[TEAM HEALTH LOGO]

FOR IMMEDIATE RELEASE                          Contact:
- ---------------------                          John D. Lovallo
                                               Ogilvy Public Relations Worldwide
                                               212-880-5216
                                               john.lovallo@ogilvypr.com

        Team Health, Inc. Completes Tender Offer and Consent Solicitation


KNOXVILLE, Tenn., March 30, 2004 - Team Health, Inc. (the "Company") announced
today that it has completed a cash tender offer and consent solicitation (the
"Offer") for any and all of its $100.0 million aggregate principal amount of 12%
Senior Subordinated Notes due 2009 (CUSIP No. 87815VAC7) (the "Notes").

The Offer expired at 12:00 midnight, New York City time, on Monday, March 22,
2004 (the "Expiration Date"). The consent solicitation expired at 5:00 p.m., New
York City time, on Thursday, March 11, 2004 (the "Consent Date").
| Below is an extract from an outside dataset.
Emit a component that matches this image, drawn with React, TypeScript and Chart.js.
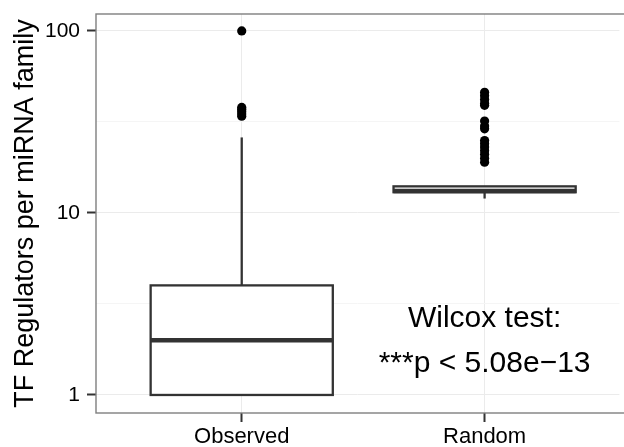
import { useEffect, useRef } from "react";
import { Chart, registerables } from "chart.js";

Chart.register(...registerables);

const FONT = "'Liberation Sans', Arial, Helvetica, sans-serif";

const categories = ["Observed", "Random"];
const whiskerLow = [1, 12];
const quartile1 = [1, 13];
const medians = [2, 13.2];
const quartile3 = [4, 14];
const whiskerHigh = [26, 14];
const outliersObserved = [100, 38, 37, 36, 35, 34];
const outliersRandom = [46, 44, 42, 40, 39, 32, 30, 29, 25, 24, 23, 22, 21, 20, 19];
const yMajorTicks = [1, 10, 100];
const yMinorTicks = [3.1623, 31.623];
const annotationLines = ["Wilcox test:", "***p < 5.08e\u221213"];
const annotationY = [2.36, 1.33];
const yTitle = "TF Regulators per miRNA family";

const boxPlugin = {
  id: "boxPlugin",
  beforeDatasetsDraw(chart: any) {
    const { ctx, scales } = chart;
    const xs = scales.x;
    const ys = scales.y;
    ctx.save();
    ctx.strokeStyle = "#333333";
    categories.forEach((_, i) => {
      const xc = xs.getPixelForValue(i + 1);
      const xl = xs.getPixelForValue(i + 1 - 0.375);
      const xr = xs.getPixelForValue(i + 1 + 0.375);
      const yq1 = ys.getPixelForValue(quartile1[i]);
      const yq3 = ys.getPixelForValue(quartile3[i]);
      const ymed = ys.getPixelForValue(medians[i]);
      const ylo = ys.getPixelForValue(whiskerLow[i]);
      const yhi = ys.getPixelForValue(whiskerHigh[i]);
      ctx.lineWidth = 2.3;
      ctx.beginPath();
      ctx.moveTo(xc, yq3);
      ctx.lineTo(xc, yhi);
      ctx.moveTo(xc, yq1);
      ctx.lineTo(xc, ylo);
      ctx.stroke();
      ctx.fillStyle = "#ffffff";
      ctx.fillRect(xl, yq3, xr - xl, yq1 - yq3);
      ctx.strokeRect(xl, yq3, xr - xl, yq1 - yq3);
      ctx.lineWidth = 4.5;
      ctx.beginPath();
      ctx.moveTo(xl, ymed);
      ctx.lineTo(xr, ymed);
      ctx.stroke();
    });
    ctx.restore();
  },
  afterDatasetsDraw(chart: any) {
    const { ctx, scales, chartArea } = chart;
    const xs = scales.x;
    const ys = scales.y;
    ctx.save();
    ctx.fillStyle = "#000000";
    ctx.font = `30px ${FONT}`;
    ctx.textAlign = "center";
    ctx.textBaseline = "alphabetic";
    annotationLines.forEach((t, i) => {
      ctx.fillText(t, xs.getPixelForValue(2), ys.getPixelForValue(annotationY[i]));
    });
    ctx.strokeStyle = "#7f7f7f";
    ctx.lineWidth = 1.4;
    ctx.strokeRect(chartArea.left, chartArea.top, chartArea.right - chartArea.left + 20, chartArea.bottom - chartArea.top);
    // y axis title
    ctx.translate(33, (chartArea.top + chartArea.bottom) / 2);
    ctx.rotate(-Math.PI / 2);
    ctx.font = `27px ${FONT}`;
    ctx.textAlign = "center";
    ctx.textBaseline = "alphabetic";
    ctx.fillText(yTitle, 0, 0);
    ctx.restore();
  },
};

export default function App() {
  const ref = useRef<HTMLCanvasElement | null>(null);
  useEffect(() => {
    document.body.style.margin = "0";
    const canvas = ref.current;
    if (!canvas) return;
    const isMinor = (v: number) => yMinorTicks.some((m) => Math.abs(m - v) < 1e-3);
    const chart = new Chart(canvas, {
      type: "scatter",
      data: {
        datasets: [
          {
            data: [
              ...outliersObserved.map((v) => ({ x: 1, y: v })),
              ...outliersRandom.map((v) => ({ x: 2, y: v })),
            ],
            pointRadius: 4.6,
            pointBackgroundColor: "#000000",
            pointBorderWidth: 0,
            borderWidth: 0,
          },
        ],
      },
      options: {
        animation: false,
        responsive: false,
        maintainAspectRatio: false,
        layout: { padding: { top: 14, left: 0, right: 0, bottom: 0 } },
        plugins: { legend: { display: false }, tooltip: { enabled: false } },
        scales: {
          x: {
            type: "linear",
            min: 0.4,
            max: 2.555,
            afterBuildTicks: (s: any) => {
              s.ticks = [{ value: 1 }, { value: 2 }];
            },
            afterFit: (s: any) => {
              s.height = 34;
              s.paddingLeft = 0;
              s.paddingRight = 0;
            },
            grid: {
              color: "#ebebeb",
              lineWidth: 1,
              tickColor: "#333333",
              tickLength: 9,
              tickWidth: 2,
            },
            border: { display: false },
            ticks: {
              callback: (v: any) => categories[Math.round(Number(v)) - 1] ?? "",
              font: { family: FONT, size: 22 },
              color: "#000000",
              padding: 2,
              maxRotation: 0,
              autoSkip: false,
            },
          },
          y: {
            type: "logarithmic",
            min: 0.796,
            max: 123.9,
            afterBuildTicks: (s: any) => {
              s.ticks = [...yMajorTicks, ...yMinorTicks]
                .sort((a, b) => a - b)
                .map((v) => ({ value: v }));
            },
            afterFit: (s: any) => {
              s.width = 96;
              s.paddingTop = 0;
              s.paddingBottom = 0;
            },
            grid: {
              color: (c: any) => (c.tick && isMinor(c.tick.value) ? "#f5f5f5" : "#ebebeb"),
              lineWidth: 1,
              tickColor: (c: any) => (c.tick && isMinor(c.tick.value) ? "rgba(0,0,0,0)" : "#333333"),
              tickLength: 9,
              tickWidth: 2,
            },
            border: { display: false },
            ticks: {
              callback: (v: any) => (isMinor(Number(v)) ? "" : String(v)),
              font: { family: FONT, size: 21 },
              color: "#000000",
              padding: 7,
              autoSkip: false,
            },
          },
        },
      },
      plugins: [boxPlugin],
    } as any);
    return () => chart.destroy();
  }, []);
  return (
    <div style={{ width: 624, height: 447, overflow: "hidden" }}>
      <canvas ref={ref} width={624} height={447} style={{ display: "block" }} />
    </div>
  );
}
Holders
tendering their Notes were required to consent to certain proposed amendments to
the indenture governing the Notes, which eliminated substantially all of the
restrictive covenants.

Holders who validly tendered their notes by the Consent Date received the total
consideration of $1,082.50 per $1,000 principal amount of Notes. Holders who
validly tendered their Notes after the Consent Date and prior to the Expiration
Date received as payment for the Notes $1,062.50 per $1,000 principal amount of
Notes. Pursuant to the Offer, on March 23, 2004, the Company repurchased Notes
with an aggregate principal amount of $91,750,000 for an aggregate purchase
price of $99,539,041.70 (including the payment of the consent fee with respect
to the Notes entitled to such fee).



In addition to the Offer, on March 23, 2004, the Company (i) consummated a
private offering of a new series of senior subordinated notes, (ii) entered into
new senior secured credit facilities, (iii) redeemed its outstanding preferred
stock and (iv) paid a dividend to holders of the Company's common stock. Upon
the closing of these transactions, the Company issued a redemption notice
calling for all of the Notes which were not purchased in the Offer (i.e.,
$8,250,000 principal amount) at a price equal to 108% of the principal amount
thereof, plus accrued and unpaid interest to April 22, 2004 (the "Redemption
Date"), or $9,011,750.

The Company issued the new senior subordinated notes in a transaction that will
not be and has not been registered under the Securities Act of 1933, as amended,
or any state securities laws and the new notes may not be offered or sold in the
United States absent registration or an applicable exemption from the
registration requirements of the Securities Act and applicable state securities
laws. This press release does not constitute an offer to sell or the
solicitation of an offer to buy any security.